THE REQUEST: Find every line in the records that holds the string "this". Copy each one.

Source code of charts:

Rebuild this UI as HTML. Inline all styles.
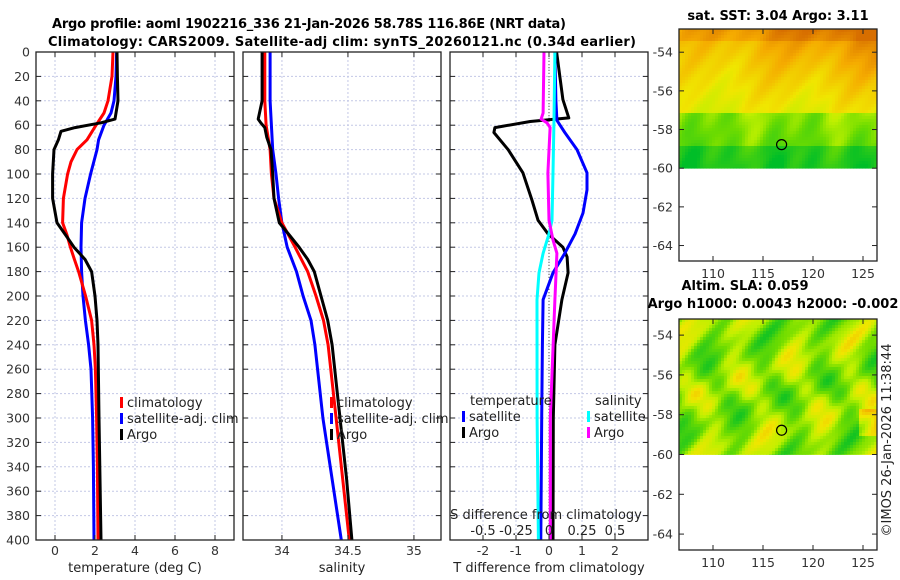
<!DOCTYPE html>
<html><head><meta charset="utf-8"><style>
body{margin:0;background:#fff;}
svg{display:block;font-family:"DejaVu Sans","Liberation Sans",sans-serif;}
.tk{font-size:12.5px;fill:#333;}
.ttl{font-size:13px;font-weight:bold;fill:#000;}
.lab{font-size:13px;fill:#222;}
</style></head><body>
<svg id="fig" width="900" height="580" viewBox="0 0 900 580"></svg>
<script>
// ---------- data ----------
const depthTicks=[0,20,40,60,80,100,120,140,160,180,200,220,240,260,280,300,320,340,360,380,400];
const tempTicks=[0,2,4,6,8];
const salTicks=[34,34.5,35];
const salTickLabels=["34","34.5","35"];
const tdiffTicks=[-2,-1,0,1,2];
const sdiffTicks=[-0.5,-0.25,0,0.25,0.5];
const sdiffTickLabels=["-0.5","-0.25","0","0.25","0.5"];
const lonTicks=[110,115,120,125];
const latTicks=[-54,-56,-58,-60,-62,-64];
// [depth, value]
const tempClim=[[0,2.9],[20,2.85],[40,2.65],[50,2.45],[60,2.05],[72,1.6],[80,1.1],[90,0.8],[100,0.63],[120,0.42],[140,0.38],[150,0.6],[160,0.77],[170,0.97],[180,1.18],[200,1.53],[220,1.83],[240,1.95],[260,2.02],[300,2.08],[340,2.12],[400,2.15]];
const tempSat=[[0,3.08],[20,3.05],[40,2.95],[50,2.8],[60,2.45],[72,2.18],[80,2.1],[100,1.78],[120,1.5],[140,1.33],[160,1.3],[180,1.33],[200,1.4],[220,1.52],[240,1.68],[260,1.8],[300,1.88],[340,1.92],[400,1.95]];
const tempArgo=[[0,3.1],[20,3.12],[40,3.15],[55,3.0],[58,2.3],[62,1.0],[65,0.3],[72,0.17],[80,-0.05],[100,-0.12],[120,-0.12],[140,0.1],[150,0.53],[160,0.95],[170,1.5],[180,1.83],[200,2.0],[220,2.1],[240,2.15],[300,2.2],[400,2.3]];
const salClim=[[0,33.87],[40,33.87],[60,33.88],[80,33.91],[100,33.92],[120,33.94],[140,34.0],[150,34.05],[160,34.1],[180,34.195],[200,34.258],[220,34.315],[240,34.35],[300,34.41],[350,34.46],[400,34.51]];
const salSat=[[0,33.91],[40,33.91],[60,33.92],[80,33.93],[100,33.955],[120,33.975],[140,34.0],[160,34.04],[180,34.11],[200,34.16],[220,34.22],[240,34.25],[300,34.31],[350,34.38],[400,34.45]];
const salArgo=[[0,33.85],[40,33.85],[55,33.82],[58,33.84],[62,33.87],[70,33.885],[80,33.917],[100,33.93],[120,33.94],[140,33.98],[150,34.056],[160,34.13],[170,34.195],[180,34.245],[200,34.296],[220,34.347],[240,34.38],[300,34.44],[350,34.49],[400,34.53]];
const tdiffSat=[[0,0.18],[40,0.21],[56,0.24],[66,0.48],[80,0.85],[99,1.15],[113,1.15],[132,1.03],[149,0.79],[165,0.48],[181,0.12],[203,-0.18],[240,-0.2],[300,-0.22],[400,-0.25]];
const tdiffArgo=[[0,0.23],[39,0.42],[54,0.6],[57,-0.57],[62,-1.64],[66,-1.67],[80,-1.24],[99,-0.79],[121,-0.52],[138,-0.33],[149,-0.03],[160,0.42],[168,0.55],[181,0.58],[203,0.39],[240,0.18],[300,0.13],[400,0.12]];
const sdiffSat=[[0,0.045],[55,0.038],[99,0.03],[138,0.023],[149,0.0],[165,-0.045],[181,-0.076],[203,-0.091],[300,-0.09],[400,-0.08]];
const sdiffArgo=[[0,-0.038],[50,-0.045],[55,-0.06],[58,-0.015],[62,0.008],[99,-0.008],[138,0.0],[154,0.03],[165,0.06],[203,0.045],[300,0.01],[400,0.01]];

const NS='http://www.w3.org/2000/svg';
const svg=document.getElementById('fig');
function el(tag,attrs,parent,txt){const e=document.createElementNS(NS,tag);for(const k in attrs)e.setAttribute(k,attrs[k]);if(txt!==undefined)e.textContent=txt;(parent||svg).appendChild(e);return e;}

const TOP=52,BOT=540;
const yD=d=>TOP+(d/400)*(BOT-TOP);
function lin(d0,d1,r0,r1){return v=>r0+(v-d0)/(d1-d0)*(r1-r0);}
const panels=[
 {x0:36,x1:234,name:'temperature-panel',sx:lin(-0.95,8.95,36,234)},
 {x0:243,x1:441,name:'salinity-panel',sx:lin(33.705,35.205,243,441)},
 {x0:450,x1:648,name:'difference-panel',sx:lin(-3,3,450,648)}
];
const sdx=lin(-0.75,0.75,450,648);

function grid(g,p,xt){
  depthTicks.forEach(d=>{const l=el('line',{x1:p.x0,x2:p.x1,y1:yD(d),y2:yD(d),stroke:'#c3c8e6','stroke-width':1,'stroke-dasharray':'2,2'},g);});
  xt.forEach(v=>{const x=p.sx(v);const l=el('line',{x1:x,x2:x,y1:TOP,y2:BOT,stroke:'#c3c8e6','stroke-width':1,'stroke-dasharray':'2,2'},g);});
}
function ticks(g,p,xt,labels,showY){
  depthTicks.forEach(d=>{el('line',{x1:p.x0,x2:p.x0+5,y1:yD(d),y2:yD(d),stroke:'#222'},g);el('line',{x1:p.x1,x2:p.x1-5,y1:yD(d),y2:yD(d),stroke:'#222'},g);
    if(showY){const t=el('text',{x:30,y:yD(d)+4.5,'text-anchor':'end',class:'tk'},g,String(d));}});
  xt.forEach((v,i)=>{const x=p.sx(v);el('line',{x1:x,x2:x,y1:BOT,y2:BOT-5,stroke:'#222'},g);el('line',{x1:x,x2:x,y1:TOP,y2:TOP+5,stroke:'#222'},g);
    const t=el('text',{x:x,y:555,'text-anchor':'middle',class:'tk'},g,labels[i]);});
}
function line(g,data,sx,color,name,w){
  const pts=data.map(([d,v])=>sx(v).toFixed(1)+','+yD(d).toFixed(1)).join(' ');
  const pl=el('polyline',{points:pts,fill:'none',stroke:color,'stroke-width':w||3,'stroke-linejoin':'round'},g);
  
}
function legend(g,x,y,items){
  items.forEach((it,i)=>{const yy=y+i*16;
    el('rect',{x:x,y:yy-10,width:3,height:11,fill:it[1]},g);
    const t=el('text',{x:x+7,y:yy,class:'lab'},g,it[0]);});
}

// Panel 1
let g=el('g',{});  
let p=panels[0];
grid(g,p,tempTicks);
line(g,tempSat,p.sx,'#0000ff','temp-satellite-line');
line(g,tempClim,p.sx,'#ff0000','temp-climatology-line');
line(g,tempArgo,p.sx,'#000000','temp-argo-line');
el('rect',{x:p.x0,y:TOP,width:p.x1-p.x0,height:BOT-TOP,fill:'none',stroke:'#222','stroke-width':1.3},g);
ticks(g,p,tempTicks,tempTicks.map(String),true);
legend(g,120,407,[['climatology','#f00'],['satellite-adj. clim','#00f'],['Argo','#000']]);
el('text',{x:135,y:572,'text-anchor':'middle',class:'lab'},g,'temperature (deg C)');

// Panel 2
g=el('g',{});  
p=panels[1];
grid(g,p,salTicks);
line(g,salSat,p.sx,'#0000ff','sal-satellite-line');
line(g,salClim,p.sx,'#ff0000','sal-climatology-line');
line(g,salArgo,p.sx,'#000000','sal-argo-line');
el('rect',{x:p.x0,y:TOP,width:p.x1-p.x0,height:BOT-TOP,fill:'none',stroke:'#222','stroke-width':1.3},g);
ticks(g,p,salTicks,salTickLabels,false);
legend(g,330,407,[['climatology','#f00'],['satellite-adj. clim','#00f'],['Argo','#000']]);
el('text',{x:342,y:572,'text-anchor':'middle',class:'lab'},g,'salinity');

// Panel 3
g=el('g',{});  
p=panels[2];
grid(g,p,tdiffTicks);
el('line',{x1:p.sx(0),x2:p.sx(0),y1:TOP,y2:BOT,stroke:'#555','stroke-dasharray':'1,2'},g);
line(g,tdiffArgo,p.sx,'#000000','tdiff-argo-line');
line(g,tdiffSat,p.sx,'#0000ff','tdiff-satellite-line');
line(g,sdiffSat,sdx,'#00ffff','sdiff-satellite-line');
line(g,sdiffArgo,sdx,'#ff00ff','sdiff-argo-line');
el('rect',{x:p.x0,y:TOP,width:p.x1-p.x0,height:BOT-TOP,fill:'none',stroke:'#222','stroke-width':1.3},g);
ticks(g,p,tdiffTicks,tdiffTicks.map(String),false);
el('text',{x:470,y:405,class:'lab'},g,'temperature');
legend(g,462,421,[['satellite','#00f'],['Argo','#000']]);
el('text',{x:595,y:405,class:'lab'},g,'salinity');
legend(g,587,421,[['satellite','#0ff'],['Argo','#f0f']]);
el('text',{x:546,y:519,'text-anchor':'middle',class:'lab'},g,'S difference from climatology');
sdiffTicks.forEach((v,i)=>{const t=el('text',{x:sdx(v),y:535,'text-anchor':'middle',class:'lab'},g,sdiffTickLabels[i]);});
el('text',{x:549,y:572,'text-anchor':'middle',class:'lab'},g,'T difference from climatology');

// Titles
let t=el('text',{x:309,y:28,'text-anchor':'middle',class:'ttl',textLength:514},svg,'Argo profile: aoml 1902216_336 21-Jan-2026 58.78S 116.86E (NRT data)');

t=el('text',{x:342,y:46,'text-anchor':'middle',class:'ttl',textLength:588},svg,'Climatology: CARS2009. Satellite-adj clim: synTS_20260121.nc (0.34d earlier)');


// Maps
function cmap(v){ // 0 green -> 1 orange-brown
  const stops=[[0,[0,190,40]],[0.3,[110,220,0]],[0.45,[190,240,0]],[0.6,[240,230,0]],[0.8,[245,170,0]],[1,[215,110,0]]];
  v=Math.max(0,Math.min(1,v));
  for(let i=1;i<stops.length;i++){if(v<=stops[i][0]){const a=stops[i-1],b=stops[i],f=(v-a[0])/(b[0]-a[0]);
    return 'rgb('+a[1].map((c,k)=>Math.round(c+(b[1][k]-c)*f)).join(',')+')';}}
}
function map(name,top,bottom,latTop,fieldFn,titles){
  const mg=el('g',{});  
  const x0=679,x1=877;
  const sx=lin(106.6,126.4,x0,x1);
  const sy=lin(latTop,-64.8,top,bottom);
  const y60=sy(-60);
  const cs=3;
  for(let yy=top;yy<y60;yy+=cs){for(let xx=x0;xx<x1;xx+=cs){
    el('rect',{x:xx,y:yy,width:cs+0.4,height:Math.min(cs,y60-yy)+0.4,fill:cmap(fieldFn((xx-x0)/(x1-x0),(yy-top)/(y60-top)))},mg);}}
  const c=el('circle',{cx:sx(116.86),cy:sy(-58.78),r:5,fill:'none',stroke:'#000','stroke-width':1.2},mg);
  
  el('rect',{x:x0,y:top,width:x1-x0,height:bottom-top,fill:'none',stroke:'#222','stroke-width':1.3},mg);
  latTicks.forEach(l=>{const y=sy(l);el('line',{x1:x0,x2:x0+5,y1:y,y2:y,stroke:'#222'},mg);el('line',{x1:x1,x2:x1-5,y1:y,y2:y,stroke:'#222'},mg);
    const tt=el('text',{x:673,y:y+4.5,'text-anchor':'end',class:'tk'},mg,String(l));});
  lonTicks.forEach(l=>{const x=sx(l);el('line',{x1:x,x2:x,y1:bottom,y2:bottom-5,stroke:'#222'},mg);el('line',{x1:x,x2:x,y1:top,y2:top+5,stroke:'#222'},mg);
    const tt=el('text',{x:x,y:bottom+17,'text-anchor':'middle',class:'tk'},mg,String(l));});
  titles.forEach(([txt,y,x])=>{el('text',{x:x,y:y,'text-anchor':'middle',class:'ttl'},mg,txt);});
}
map('sst-map',29,261,-52.8,(u,v)=>{
  let base=0.72-0.3*v+0.25*u*Math.pow(1-v,2)+(v<0.08?0.08:0);
  base+=0.05*Math.sin(u*14+v*4)+0.03*Math.sin(u*41+v*23);
  if(v>0.6) base-=0.2+0.06*Math.sin(u*30);
  if(v>0.83) base-=0.15;
  return base;
},[['sat. SST: 3.04 Argo: 3.11',20,778]]);
map('sla-map',319,550,-53.19,(u,v)=>{
  return 0.36+0.15*Math.sin(u*22+Math.sin(v*6)*2)+0.1*Math.sin(v*13+u*7)+0.06*Math.sin(u*47+v*31)+(u>0.9&&v>0.65&&v<0.85?0.25:0);
},[['Altim. SLA: 0.059',290,745],['Argo h1000: 0.0043 h2000: -0.002',308,773]]);

t=el('text',{x:0,y:0,transform:'translate(891,440) rotate(-90)','text-anchor':'middle',class:'lab'},svg,'©IMOS 26-Jan-2026 11:38:44');

</script>
</body></html>
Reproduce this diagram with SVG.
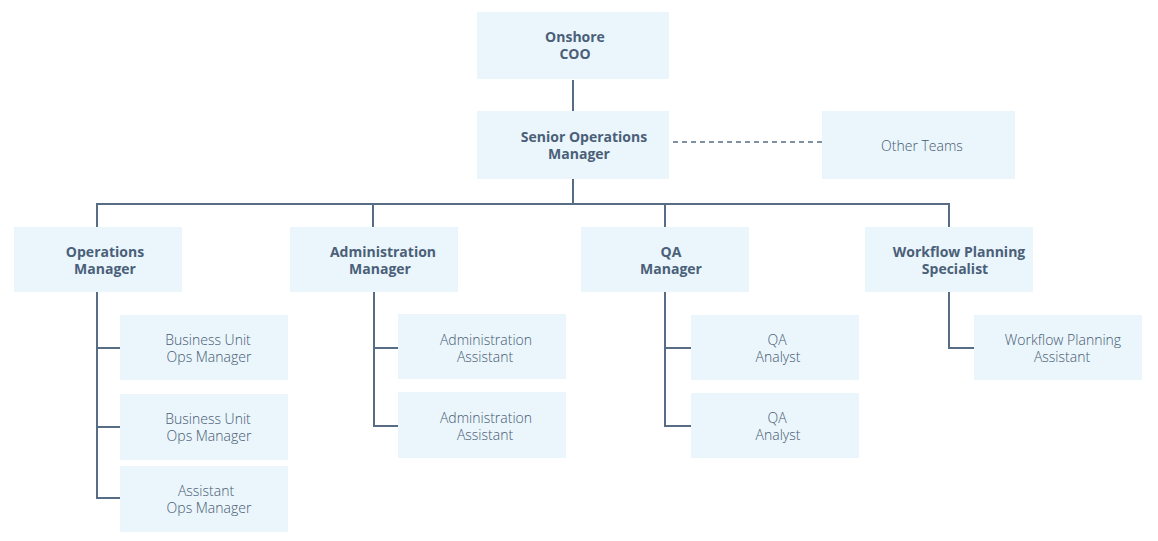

PROBLEM SOLUTION:
Rebuild this UI as HTML. Inline all styles.
Reproduce this diagram with SVG.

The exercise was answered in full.